= Melvin Bernhardt =

American director (1931–2015)

Melvin Bernhardt (February 26, 1931 – September 12, 2015) was an American stage and television director. He was born and raised in Buffalo, New York, and much of his work has been in the New York City area. He is known for his productions of The Effect of Gamma Rays on Man-in-the-Moon Marigolds, Da, and Crimes of the Heart. Bernhardt began his career as a stage manager; he made his directorial debut in 1965 with Conerico was Here to Stay at the Cherry Lane Theatre.

== Biography ==
Melvin Bernhard (he later added the "t" to his surname in tribute to Sarah Bernhardt) was born on February 26, 1931 in Buffalo, New York. His parents were Max Bernhard and Kate Benatovich. He obtained his Bachelor of Arts degree from the University at Buffalo and his Master of Fine Arts degree from Yale University. Beginning January 8, 1989 Bernhardt was partnered with New York based stage/television actor and audiobook narrator Jeff Woodman. The pair were married on September 10, 2011.

Bernhardt died in Manhattan, New York on September 12, 2015 after a fall at the age of 84.

== Career ==
Melvin Bernhardt began his career as a stage manager. He served as the stage manager for the original Broadway theatre productions of Diary of a Scoundrel and Livin' the Life. Bernhardt directed his first play, Conerico was Here to Stay, at the Cherry Lane Theatre in Manhattan in 1965. From there, Bernhardt directed plays throughout the United States, including productions in Hartford and Cincinnati and a national tour of Who's Happy Now? in 1968. He made his London directing debut in November 1972 at the Hampstead Theatre Club with his production of The Effect of Gamma Rays on Man-in-the-Moon Marigolds. Bernhardt is known as an "actor's director", as he focuses more on character development than on elaborate staging. He is currently a member of the Honorary Advisory Committee of the Stage Directors and Choreographers Society.

=== Broadway ===
In addition to winning multiple Obie awards for his Off-Broadway work, Bernhardt has had a successful career as a Broadway theatre director. His first Broadway production came in 1969 when he directed Home Fires and Cop-Out, a pair of one-act plays written by John Guare. The production, which was staged at the Cort Theatre, was harshly criticized and closed after just eight performances. Although the individual performances of the actors were well received, the plays themselves were seen as "enigmatic drama", "weak social satire", and "feeble exercises in juvenility".

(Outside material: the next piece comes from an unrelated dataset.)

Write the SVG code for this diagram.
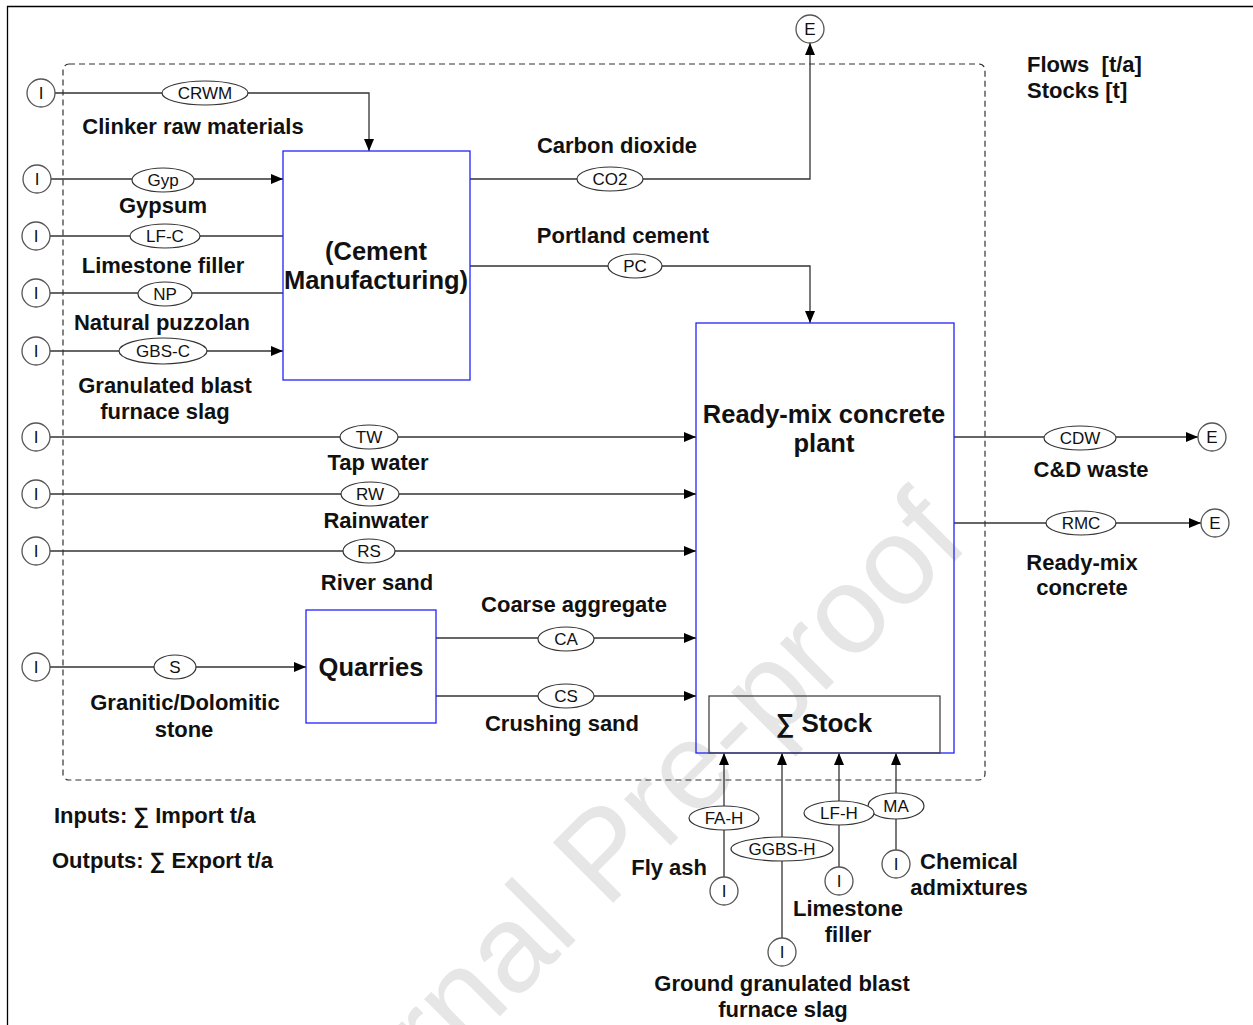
<svg xmlns="http://www.w3.org/2000/svg" width="1253" height="1025" viewBox="0 0 1253 1025">
<defs>
<marker id="arr" markerUnits="userSpaceOnUse" markerWidth="13" markerHeight="11" refX="12" refY="5" orient="auto">
<path d="M0,0 L12,5 L0,10 z" fill="#000"/>
</marker>
<style>
.ln{fill:none;stroke:#333;stroke-width:1.3}
.la{fill:none;stroke:#333;stroke-width:1.3;marker-end:url(#arr)}
.ell{fill:#fff;stroke:#333;stroke-width:1.2}
.io{fill:#fff;stroke:#555;stroke-width:1.3}
.box{fill:none;stroke:#2222ff;stroke-width:1.3}
.stk{fill:none;stroke:#444;stroke-width:1.3}
.tag{font-family:"Liberation Sans",Arial,sans-serif;font-size:17px;text-anchor:middle;fill:#111}
.lbl{font-family:"Liberation Sans",Arial,sans-serif;font-weight:bold;font-size:22px;text-anchor:middle;fill:#111}
.lbs{font-family:"Liberation Sans",Arial,sans-serif;font-weight:bold;font-size:22px;fill:#111;white-space:pre}
.big{font-family:"Liberation Sans",Arial,sans-serif;font-weight:bold;font-size:25.5px;text-anchor:middle;fill:#111}
.wm{font-family:"Liberation Sans",Arial,sans-serif;font-size:124px;fill:#e6e6e6}
</style>
</defs>
<rect width="1253" height="1025" fill="#fff"/>
<text class="wm" x="294" y="1222" transform="rotate(-45 294 1222)">Journal Pre-proof</text>
<path d="M7.5,1025 V6.5 H1253" fill="none" stroke="#000" stroke-width="1.3"/>
<rect x="63" y="64" width="922" height="716" rx="6" fill="none" stroke="#333" stroke-width="1.2" stroke-dasharray="6 4"/>

<g id="connectors">
<path class="la" d="M55,93 H369 V151"/>
<path class="la" d="M51,179 H283"/>
<path class="ln" d="M50,236 H283"/>
<path class="ln" d="M50,293 H283"/>
<path class="la" d="M50,351 H283"/>
<path class="la" d="M470,179 H810 V43"/>
<path class="la" d="M470,266 H810 V323"/>
<path class="la" d="M50,437 H696"/>
<path class="la" d="M50,494 H696"/>
<path class="la" d="M50,551 H696"/>
<path class="la" d="M50,667 H306"/>
<path class="la" d="M436,638 H696"/>
<path class="la" d="M436,696 H696"/>
<path class="la" d="M954,437 H1198"/>
<path class="la" d="M954,523 H1201"/>
<path class="la" d="M724,877 V753"/>
<path class="la" d="M782,938 V753"/>
<path class="la" d="M839,867 V753"/>
<path class="la" d="M896,850 V753"/>
</g>

<g id="flow-tags">
<ellipse class="ell" cx="205" cy="93" rx="43" ry="12"/><text class="tag" x="205" y="99">CRWM</text>
<ellipse class="ell" cx="163" cy="180" rx="31" ry="12"/><text class="tag" x="163" y="186">Gyp</text>
<ellipse class="ell" cx="165" cy="236" rx="35" ry="12"/><text class="tag" x="165" y="242">LF-C</text>
<ellipse class="ell" cx="165" cy="294" rx="27" ry="12"/><text class="tag" x="165" y="300">NP</text>
<ellipse class="ell" cx="163" cy="351" rx="44" ry="13"/><text class="tag" x="163" y="357">GBS-C</text>
<ellipse class="ell" cx="610" cy="179" rx="33" ry="12"/><text class="tag" x="610" y="185">CO2</text>
<ellipse class="ell" cx="635" cy="266" rx="27" ry="12"/><text class="tag" x="635" y="272">PC</text>
<ellipse class="ell" cx="369" cy="437" rx="29" ry="12"/><text class="tag" x="369" y="443">TW</text>
<ellipse class="ell" cx="370" cy="494" rx="29" ry="12"/><text class="tag" x="370" y="500">RW</text>
<ellipse class="ell" cx="369" cy="551" rx="26" ry="12"/><text class="tag" x="369" y="557">RS</text>
<ellipse class="ell" cx="175" cy="667" rx="21" ry="12"/><text class="tag" x="175" y="673">S</text>
<ellipse class="ell" cx="566" cy="639" rx="28" ry="12"/><text class="tag" x="566" y="645">CA</text>
<ellipse class="ell" cx="566" cy="696" rx="28" ry="12"/><text class="tag" x="566" y="702">CS</text>
<ellipse class="ell" cx="1080" cy="438" rx="36" ry="12"/><text class="tag" x="1080" y="444">CDW</text>
<ellipse class="ell" cx="1081" cy="523" rx="35" ry="12"/><text class="tag" x="1081" y="529">RMC</text>
<ellipse class="ell" cx="724" cy="818" rx="35" ry="12"/><text class="tag" x="724" y="824">FA-H</text>
<ellipse class="ell" cx="782" cy="849" rx="51" ry="12"/><text class="tag" x="782" y="855">GGBS-H</text>
<ellipse class="ell" cx="896" cy="806" rx="28" ry="13"/><text class="tag" x="896" y="812">MA</text>
<ellipse class="ell" cx="839" cy="813" rx="35" ry="12"/><text class="tag" x="839" y="819">LF-H</text>
</g>

<g id="cement">
<rect class="box" x="283" y="151" width="187" height="229"/>
<text class="big" x="376" y="260">(Cement</text>
<text class="big" x="376" y="289">Manufacturing)</text>
</g>
<g id="readymix">
<rect class="box" x="696" y="323" width="258" height="430"/>
<text class="big" x="824" y="423">Ready-mix concrete</text>
<text class="big" x="824" y="452">plant</text>
</g>
<g id="stock">
<rect class="stk" x="709" y="696" width="231" height="57"/>
<text class="big" x="824" y="732" style="font-size:26px">∑ Stock</text>
</g>
<g id="quarries">
<rect class="box" x="306" y="610" width="130" height="113"/>
<text class="big" x="371" y="676">Quarries</text>
</g>

<g id="import-nodes">
<g id="i-crwm"><circle class="io" cx="41" cy="93" r="14"/><text class="tag" x="41" y="99">I</text></g>
<g id="i-gyp"><circle class="io" cx="37" cy="179" r="14"/><text class="tag" x="37" y="185">I</text></g>
<g id="i-lfc"><circle class="io" cx="36" cy="236" r="14"/><text class="tag" x="36" y="242">I</text></g>
<g id="i-np"><circle class="io" cx="36" cy="293" r="14"/><text class="tag" x="36" y="299">I</text></g>
<g id="i-gbsc"><circle class="io" cx="36" cy="351" r="14"/><text class="tag" x="36" y="357">I</text></g>
<g id="i-tw"><circle class="io" cx="36" cy="437" r="14"/><text class="tag" x="36" y="443">I</text></g>
<g id="i-rw"><circle class="io" cx="36" cy="494" r="14"/><text class="tag" x="36" y="500">I</text></g>
<g id="i-rs"><circle class="io" cx="36" cy="551" r="14"/><text class="tag" x="36" y="557">I</text></g>
<g id="i-s"><circle class="io" cx="36" cy="667" r="14"/><text class="tag" x="36" y="673">I</text></g>
<g id="i-fah"><circle class="io" cx="724" cy="891" r="14"/><text class="tag" x="724" y="897">I</text></g>
<g id="i-ggbsh"><circle class="io" cx="782" cy="952" r="14"/><text class="tag" x="782" y="958">I</text></g>
<g id="i-lfh"><circle class="io" cx="839" cy="881" r="14"/><text class="tag" x="839" y="887">I</text></g>
<g id="i-ma"><circle class="io" cx="896" cy="864" r="14"/><text class="tag" x="896" y="870">I</text></g>
</g>
<g id="export-nodes">
<g id="e-co2"><circle class="io" cx="810" cy="29" r="14"/><text class="tag" x="810" y="35">E</text></g>
<g id="e-cdw"><circle class="io" cx="1212" cy="437" r="14"/><text class="tag" x="1212" y="443">E</text></g>
<g id="e-rmc"><circle class="io" cx="1215" cy="523" r="14"/><text class="tag" x="1215" y="529">E</text></g>
</g>

<g id="labels">
<text class="lbl" x="193" y="134">Clinker raw materials</text>
<text class="lbl" x="163" y="213">Gypsum</text>
<text class="lbl" x="163" y="273">Limestone filler</text>
<text class="lbl" x="162" y="330">Natural puzzolan</text>
<text class="lbl" x="165" y="393">Granulated blast</text>
<text class="lbl" x="165" y="419">furnace slag</text>
<text class="lbl" x="617" y="153">Carbon dioxide</text>
<text class="lbl" x="623" y="243">Portland cement</text>
<text class="lbl" x="378" y="470">Tap water</text>
<text class="lbl" x="376" y="528">Rainwater</text>
<text class="lbl" x="377" y="590">River sand</text>
<text class="lbl" x="574" y="612">Coarse aggregate</text>
<text class="lbl" x="185" y="710">Granitic/Dolomitic</text>
<text class="lbl" x="184" y="737">stone</text>
<text class="lbl" x="562" y="731">Crushing sand</text>
<text class="lbl" x="1091" y="477">C&amp;D waste</text>
<text class="lbl" x="1082" y="570">Ready-mix</text>
<text class="lbl" x="1082" y="595">concrete</text>
<text class="lbs" x="1027" y="72">Flows  [t/a]</text>
<text class="lbs" x="1027" y="98">Stocks [t]</text>
<text class="lbs" x="54" y="823">Inputs: ∑ Import t/a</text>
<text class="lbs" x="52" y="868">Outputs: ∑ Export t/a</text>
<text class="lbl" x="707" y="875" style="text-anchor:end">Fly ash</text>
<text class="lbl" x="969" y="869">Chemical</text>
<text class="lbl" x="969" y="895">admixtures</text>
<text class="lbl" x="848" y="916">Limestone</text>
<text class="lbl" x="848" y="942">filler</text>
<text class="lbl" x="782" y="991">Ground granulated blast</text>
<text class="lbl" x="783" y="1017">furnace slag</text>
</g>
</svg>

1 May 1978 marked the debut of the original Broadway production of Da, a comedy by Hugh Leonard which proved to be one of the more successful plays in Bernhardt's career. The play, which ran for nearly 700 performances at the Morosco Theatre, earned Bernhardt the 1978 Tony Award for Best Direction of a Play and the 1978 Drama Desk Award for Outstanding Director of a Play. Bernhardt's other major Broadway success was Crimes of the Heart, which opened at the John Golden Theatre on 4 November 1981. The production earned a slew of awards and nominations, including nominations for the 1981 Drama Desk Award for Outstanding Direction of a Play and the 1982 Tony Award for Best Direction of a Play.

=== Television ===
Although the majority of Bernhardt's directorial work has taken place on the stage, he has also had some experience in television directing. His work on Another World earned him a nomination for the 1979 and 1980 Daytime Emmy Award for Outstanding Drama Series Directing Team. He earned another nomination for this award in 1985 for his work on One Life to Live. Other television work includes several episodes of All My Children, and, in 1984, a live production of Mister Roberts for NBC Live Theater.